-- Start Recorded data --
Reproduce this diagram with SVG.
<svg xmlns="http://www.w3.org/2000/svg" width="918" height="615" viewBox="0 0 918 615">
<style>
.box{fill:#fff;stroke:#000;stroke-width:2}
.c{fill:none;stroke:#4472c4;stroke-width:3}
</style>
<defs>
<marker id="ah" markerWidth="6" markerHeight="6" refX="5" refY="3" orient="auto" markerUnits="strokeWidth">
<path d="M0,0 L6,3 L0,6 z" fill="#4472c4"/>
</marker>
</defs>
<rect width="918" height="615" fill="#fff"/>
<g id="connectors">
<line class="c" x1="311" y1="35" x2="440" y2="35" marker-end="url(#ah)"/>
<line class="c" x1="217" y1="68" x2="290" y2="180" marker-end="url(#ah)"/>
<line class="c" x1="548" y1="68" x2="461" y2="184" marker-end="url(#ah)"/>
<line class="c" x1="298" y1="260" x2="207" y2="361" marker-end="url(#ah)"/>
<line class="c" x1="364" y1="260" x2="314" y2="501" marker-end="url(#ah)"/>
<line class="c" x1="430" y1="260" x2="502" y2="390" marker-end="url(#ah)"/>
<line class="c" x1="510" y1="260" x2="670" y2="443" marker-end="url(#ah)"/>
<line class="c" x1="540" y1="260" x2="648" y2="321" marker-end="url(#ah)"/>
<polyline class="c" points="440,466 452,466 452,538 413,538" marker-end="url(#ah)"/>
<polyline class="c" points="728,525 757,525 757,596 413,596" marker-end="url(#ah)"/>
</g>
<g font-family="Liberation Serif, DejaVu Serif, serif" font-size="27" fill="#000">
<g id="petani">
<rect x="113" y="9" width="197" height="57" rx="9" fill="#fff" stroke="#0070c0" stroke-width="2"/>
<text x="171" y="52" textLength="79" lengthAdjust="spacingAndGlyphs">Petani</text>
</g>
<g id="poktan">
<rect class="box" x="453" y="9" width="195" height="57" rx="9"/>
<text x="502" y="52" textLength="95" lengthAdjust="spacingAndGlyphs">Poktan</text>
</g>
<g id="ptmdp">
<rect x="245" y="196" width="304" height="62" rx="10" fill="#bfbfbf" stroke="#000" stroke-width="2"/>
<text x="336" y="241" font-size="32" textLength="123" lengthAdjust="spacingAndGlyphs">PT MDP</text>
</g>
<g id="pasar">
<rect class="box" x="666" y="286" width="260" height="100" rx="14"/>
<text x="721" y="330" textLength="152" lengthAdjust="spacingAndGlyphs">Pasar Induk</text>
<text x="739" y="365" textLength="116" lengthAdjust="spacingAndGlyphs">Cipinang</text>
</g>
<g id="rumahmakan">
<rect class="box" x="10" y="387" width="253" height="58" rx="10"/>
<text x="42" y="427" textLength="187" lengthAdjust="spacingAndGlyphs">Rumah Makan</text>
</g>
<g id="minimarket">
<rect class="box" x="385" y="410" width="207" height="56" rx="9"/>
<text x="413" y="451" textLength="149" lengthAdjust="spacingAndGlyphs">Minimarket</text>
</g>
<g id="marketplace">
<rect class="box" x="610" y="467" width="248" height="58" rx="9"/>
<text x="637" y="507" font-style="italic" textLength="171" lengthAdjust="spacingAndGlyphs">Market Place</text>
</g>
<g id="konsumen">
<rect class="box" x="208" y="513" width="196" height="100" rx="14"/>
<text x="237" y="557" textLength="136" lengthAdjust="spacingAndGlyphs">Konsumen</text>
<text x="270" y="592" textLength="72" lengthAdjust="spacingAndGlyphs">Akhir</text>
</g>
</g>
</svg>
-- End Recorded data --
> _Goal_:
Return each line of the data exactly as written above.

> _The solution_:
Reproduce this diagram with SVG.
<svg xmlns="http://www.w3.org/2000/svg" width="918" height="615" viewBox="0 0 918 615">
<style>
.box{fill:#fff;stroke:#000;stroke-width:2}
.c{fill:none;stroke:#4472c4;stroke-width:3}
</style>
<defs>
<marker id="ah" markerWidth="6" markerHeight="6" refX="5" refY="3" orient="auto" markerUnits="strokeWidth">
<path d="M0,0 L6,3 L0,6 z" fill="#4472c4"/>
</marker>
</defs>
<rect width="918" height="615" fill="#fff"/>
<g id="connectors">
<line class="c" x1="311" y1="35" x2="440" y2="35" marker-end="url(#ah)"/>
<line class="c" x1="217" y1="68" x2="290" y2="180" marker-end="url(#ah)"/>
<line class="c" x1="548" y1="68" x2="461" y2="184" marker-end="url(#ah)"/>
<line class="c" x1="298" y1="260" x2="207" y2="361" marker-end="url(#ah)"/>
<line class="c" x1="364" y1="260" x2="314" y2="501" marker-end="url(#ah)"/>
<line class="c" x1="430" y1="260" x2="502" y2="390" marker-end="url(#ah)"/>
<line class="c" x1="510" y1="260" x2="670" y2="443" marker-end="url(#ah)"/>
<line class="c" x1="540" y1="260" x2="648" y2="321" marker-end="url(#ah)"/>
<polyline class="c" points="440,466 452,466 452,538 413,538" marker-end="url(#ah)"/>
<polyline class="c" points="728,525 757,525 757,596 413,596" marker-end="url(#ah)"/>
</g>
<g font-family="Liberation Serif, DejaVu Serif, serif" font-size="27" fill="#000">
<g id="petani">
<rect x="113" y="9" width="197" height="57" rx="9" fill="#fff" stroke="#0070c0" stroke-width="2"/>
<text x="171" y="52" textLength="79" lengthAdjust="spacingAndGlyphs">Petani</text>
</g>
<g id="poktan">
<rect class="box" x="453" y="9" width="195" height="57" rx="9"/>
<text x="502" y="52" textLength="95" lengthAdjust="spacingAndGlyphs">Poktan</text>
</g>
<g id="ptmdp">
<rect x="245" y="196" width="304" height="62" rx="10" fill="#bfbfbf" stroke="#000" stroke-width="2"/>
<text x="336" y="241" font-size="32" textLength="123" lengthAdjust="spacingAndGlyphs">PT MDP</text>
</g>
<g id="pasar">
<rect class="box" x="666" y="286" width="260" height="100" rx="14"/>
<text x="721" y="330" textLength="152" lengthAdjust="spacingAndGlyphs">Pasar Induk</text>
<text x="739" y="365" textLength="116" lengthAdjust="spacingAndGlyphs">Cipinang</text>
</g>
<g id="rumahmakan">
<rect class="box" x="10" y="387" width="253" height="58" rx="10"/>
<text x="42" y="427" textLength="187" lengthAdjust="spacingAndGlyphs">Rumah Makan</text>
</g>
<g id="minimarket">
<rect class="box" x="385" y="410" width="207" height="56" rx="9"/>
<text x="413" y="451" textLength="149" lengthAdjust="spacingAndGlyphs">Minimarket</text>
</g>
<g id="marketplace">
<rect class="box" x="610" y="467" width="248" height="58" rx="9"/>
<text x="637" y="507" font-style="italic" textLength="171" lengthAdjust="spacingAndGlyphs">Market Place</text>
</g>
<g id="konsumen">
<rect class="box" x="208" y="513" width="196" height="100" rx="14"/>
<text x="237" y="557" textLength="136" lengthAdjust="spacingAndGlyphs">Konsumen</text>
<text x="270" y="592" textLength="72" lengthAdjust="spacingAndGlyphs">Akhir</text>
</g>
</g>
</svg>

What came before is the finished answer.